Veteran peace negotiator Dennis Ross is back in the US government’s Middle East portfolio in a move many interpret as a shift to the right for the administration.
After serving as Secretary of State Hillary Clinton’s top adviser on Iran, Mr Ross is moving to the National Security Council (NSC), where he will be special adviser to the president on the Middle East, including Iraq, Iran and the Israeli-Arab conflict.
Mr Ross is considered to have close ties with Israeli officials.
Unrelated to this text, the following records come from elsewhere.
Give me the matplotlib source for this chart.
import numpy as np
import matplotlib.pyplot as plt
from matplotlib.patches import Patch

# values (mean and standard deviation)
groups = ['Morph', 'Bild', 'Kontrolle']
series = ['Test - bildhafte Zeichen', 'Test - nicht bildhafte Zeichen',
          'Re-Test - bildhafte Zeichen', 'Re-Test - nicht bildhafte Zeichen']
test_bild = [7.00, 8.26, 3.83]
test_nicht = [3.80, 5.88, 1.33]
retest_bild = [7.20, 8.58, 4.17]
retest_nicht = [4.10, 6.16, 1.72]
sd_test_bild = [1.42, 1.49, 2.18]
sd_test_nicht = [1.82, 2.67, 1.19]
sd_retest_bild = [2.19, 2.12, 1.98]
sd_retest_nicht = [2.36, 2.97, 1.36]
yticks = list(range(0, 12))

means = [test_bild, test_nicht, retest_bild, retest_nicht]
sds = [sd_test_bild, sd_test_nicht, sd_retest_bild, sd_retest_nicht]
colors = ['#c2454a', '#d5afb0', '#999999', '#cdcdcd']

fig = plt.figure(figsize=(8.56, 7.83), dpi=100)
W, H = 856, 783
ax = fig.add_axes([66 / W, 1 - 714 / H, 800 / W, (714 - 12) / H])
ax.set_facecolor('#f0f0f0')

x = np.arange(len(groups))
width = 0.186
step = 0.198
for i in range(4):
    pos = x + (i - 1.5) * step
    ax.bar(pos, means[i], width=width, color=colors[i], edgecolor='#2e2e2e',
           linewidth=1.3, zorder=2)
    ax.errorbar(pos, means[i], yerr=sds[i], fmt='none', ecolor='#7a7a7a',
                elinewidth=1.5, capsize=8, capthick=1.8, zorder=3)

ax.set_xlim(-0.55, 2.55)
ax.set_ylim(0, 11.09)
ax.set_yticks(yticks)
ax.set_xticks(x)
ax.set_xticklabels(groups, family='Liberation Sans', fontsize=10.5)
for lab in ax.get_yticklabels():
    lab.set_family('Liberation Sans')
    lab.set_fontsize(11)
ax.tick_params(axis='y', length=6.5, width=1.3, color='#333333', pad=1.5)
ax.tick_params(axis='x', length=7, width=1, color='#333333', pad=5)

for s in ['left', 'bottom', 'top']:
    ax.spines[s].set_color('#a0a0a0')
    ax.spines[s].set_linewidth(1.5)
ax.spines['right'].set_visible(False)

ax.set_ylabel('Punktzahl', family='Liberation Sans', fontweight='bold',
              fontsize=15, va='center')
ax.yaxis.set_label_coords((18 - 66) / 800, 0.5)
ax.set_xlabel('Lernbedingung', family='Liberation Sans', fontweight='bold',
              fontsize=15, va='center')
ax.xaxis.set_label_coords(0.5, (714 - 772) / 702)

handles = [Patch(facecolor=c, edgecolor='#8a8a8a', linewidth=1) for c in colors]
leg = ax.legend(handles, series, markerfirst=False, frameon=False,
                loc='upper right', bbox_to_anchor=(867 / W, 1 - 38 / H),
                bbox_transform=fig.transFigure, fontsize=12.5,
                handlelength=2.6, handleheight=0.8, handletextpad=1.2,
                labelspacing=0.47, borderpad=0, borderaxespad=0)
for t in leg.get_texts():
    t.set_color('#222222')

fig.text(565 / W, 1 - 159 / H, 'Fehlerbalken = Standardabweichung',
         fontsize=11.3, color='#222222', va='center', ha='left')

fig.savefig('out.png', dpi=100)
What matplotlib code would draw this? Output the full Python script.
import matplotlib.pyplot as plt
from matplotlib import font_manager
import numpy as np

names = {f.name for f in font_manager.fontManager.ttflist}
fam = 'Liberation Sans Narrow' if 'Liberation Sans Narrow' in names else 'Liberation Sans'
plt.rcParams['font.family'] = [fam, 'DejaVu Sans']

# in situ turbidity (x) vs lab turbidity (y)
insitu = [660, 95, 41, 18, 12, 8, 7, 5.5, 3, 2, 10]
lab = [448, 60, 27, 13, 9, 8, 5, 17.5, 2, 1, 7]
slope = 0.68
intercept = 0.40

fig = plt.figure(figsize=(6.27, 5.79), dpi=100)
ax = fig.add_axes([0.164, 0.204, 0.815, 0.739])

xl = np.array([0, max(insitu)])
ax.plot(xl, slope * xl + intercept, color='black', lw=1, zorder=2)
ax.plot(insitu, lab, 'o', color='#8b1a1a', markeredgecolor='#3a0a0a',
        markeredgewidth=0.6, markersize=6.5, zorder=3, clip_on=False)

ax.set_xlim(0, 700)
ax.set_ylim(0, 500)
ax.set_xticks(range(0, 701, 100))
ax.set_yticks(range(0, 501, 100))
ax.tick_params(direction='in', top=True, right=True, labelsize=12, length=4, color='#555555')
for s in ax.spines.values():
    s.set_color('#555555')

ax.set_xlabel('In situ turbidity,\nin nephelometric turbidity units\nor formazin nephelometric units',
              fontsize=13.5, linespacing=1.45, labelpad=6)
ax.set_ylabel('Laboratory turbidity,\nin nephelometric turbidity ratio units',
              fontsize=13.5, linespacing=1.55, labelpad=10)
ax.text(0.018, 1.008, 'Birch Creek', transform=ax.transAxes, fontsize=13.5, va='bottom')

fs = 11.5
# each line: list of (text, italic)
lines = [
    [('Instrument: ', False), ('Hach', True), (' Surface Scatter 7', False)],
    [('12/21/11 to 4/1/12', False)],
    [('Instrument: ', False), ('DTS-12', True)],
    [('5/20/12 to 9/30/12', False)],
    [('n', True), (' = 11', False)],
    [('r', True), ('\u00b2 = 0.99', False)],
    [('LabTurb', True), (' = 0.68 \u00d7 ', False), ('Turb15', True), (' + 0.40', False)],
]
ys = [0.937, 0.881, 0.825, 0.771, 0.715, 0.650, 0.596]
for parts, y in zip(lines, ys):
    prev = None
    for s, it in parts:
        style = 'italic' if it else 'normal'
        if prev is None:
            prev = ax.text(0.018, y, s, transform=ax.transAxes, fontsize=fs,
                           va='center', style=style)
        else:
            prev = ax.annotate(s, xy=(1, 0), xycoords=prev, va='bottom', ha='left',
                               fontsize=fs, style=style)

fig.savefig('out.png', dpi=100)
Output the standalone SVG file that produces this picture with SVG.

He previously chaired the Jewish People Policy Planning Institute.
Israel believes Mr Ross can play a key role in easing tensions between Jerusalem and Washington over the settlement issue and that his sober approach toward a dialogue could balance other voices within the administration who have high hopes for diplomatic engagement with Tehran.
In his recent book, Myths, Illusions and Peace, co-authored with David Makovsky, Mr Ross supported engagement with Iran, but expressed skepticism as to its possible results.
A June 25 statement issued by the NSC did not make clear how Mr Ross would fit in with the existing Middle East team at the White House.
Sources said that his role would be to provide a strategic perspective on the region and focus on long-term planning. Mr Ross will not replace or be in charge of George Mitchell, who is Mr Obama’s special Middle East peace envoy. Government officials have hinted that he will bring to the administration a clearer vision that the region’s problems are related.